Frankly, Home Depot was a better stock than Lowes…Was being the operative word.

Under the direction of Marvin Ellison, a former HD executive, Lowes began to transform itself starting in 2018.

The company shifted focus from retail to professionals as well as boosting online sales.

While Lowes didn’t garner nearly as many searches amongst financial pros this month, we actually see that as an opportunity.

You see, everyone knows about the housing and construction boom.

But while they focus on the biggest player, we looked at which company could outperform in the coming year.

And our bet is on Lowes.

Lowes Business

As the second largest home improvement retailer, Lowes has always been judged relative to Home Depot.

Although both companies carry different brands, Lowes stores are seen as clean and more inviting with lighter paint colors and more attentive staff.

However, they struggled to make inroads with construction professionals the way Home Depot has.

About 45% of Home Depot’s total sales come from Pro customers compared to 20%-25% of Lowes’ total sales.

In the most recent quarters, Lowes managed to grow sales amongst its Pro customers by ~25%.

That helped Lowes increase sales and expand margins in the most recent quarter.

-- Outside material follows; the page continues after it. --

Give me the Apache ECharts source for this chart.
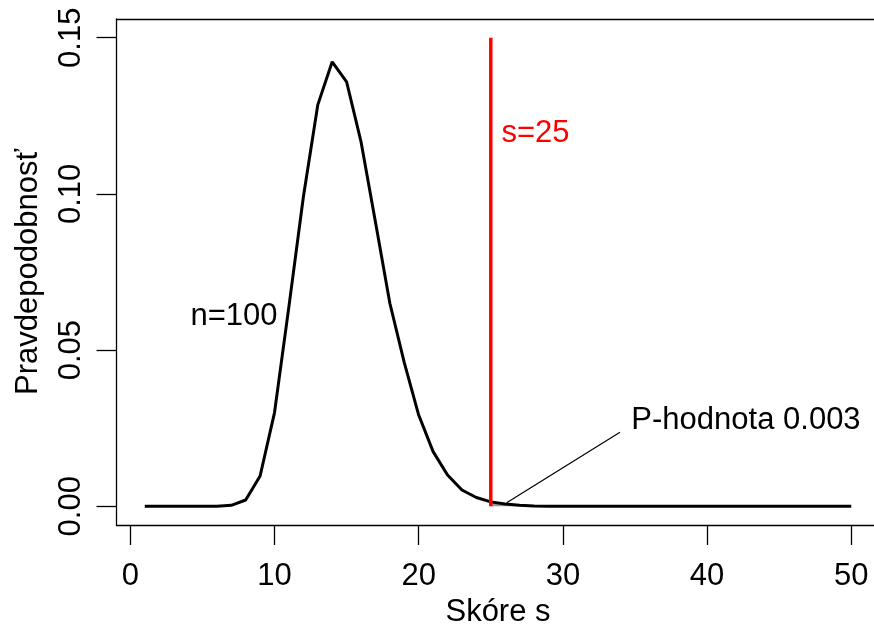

The company’s current ‘Total Home Strategy’ incorporates growth with Pro customers as well along with expanding the online business, installation services, and products while driving localization.


Lowes saw steady growth, effectively doubling their total sales over the last decade.

At the same time, gross margins compress while operating margins expand.

During that same time earnings grew by 6x while operation cash flow remained fairly steady.

It wasn’t until quarters that the company started to see a marked increase in cash.

Additionally, Lowes implemented shareholder-friendly initiatives, reducing the total shares outstanding by nearly 50% while paying out a dividend.

Unsurprisingly, this led shares to quintuple from 2012-2020.

Lastly, we want to point out that Lowes holds $23 billion in long-term debt on its balance sheet. However, it also carries $6.6 billion in cash along with more than $16 billion in inventory.

So while the debt level is high, most of it is backed by inventory assets.


For the valuation, we felt it best to prop Lowes up against Home Depot.

Let’s start with our typical valuation metrics.

Compared to HD, Lowes is cheaper in terms of price-to-earnings ratios (P/E) whether looking backwards or forwards.

It’s also cheaper on a price-to-sales and cash flow basis.

However, Lowes’ price-to-earnings growth (PEG) ratio is less than half that of Home Depot.

Now, when we turn to margins, things get a bit more interesting.

Gross margin is nearly identical between the two companies. 

However, Lowes has a lower EBITDA and net income margin. Not by much, but enough that justify its need to expand its omnichannel presence and penetration with Pro customers.

The higher margins translate to the higher return on assets, equity, and capital for Home Depot compared to Lowes.

That said, Lowes exhibits much higher growth in EBITDA, Net Income, and EPS despite lower revenue growth.

This is where we see the most value as the company rearranges its business to mimic Home Depot.

Our Opinion – 6/10

Although we believe Lowes is a better value than Home Depot, both appear frothy in this market and priced to perfection.

Instead, we’d be interested in Lowes at a much lower price, closer to $150 per share.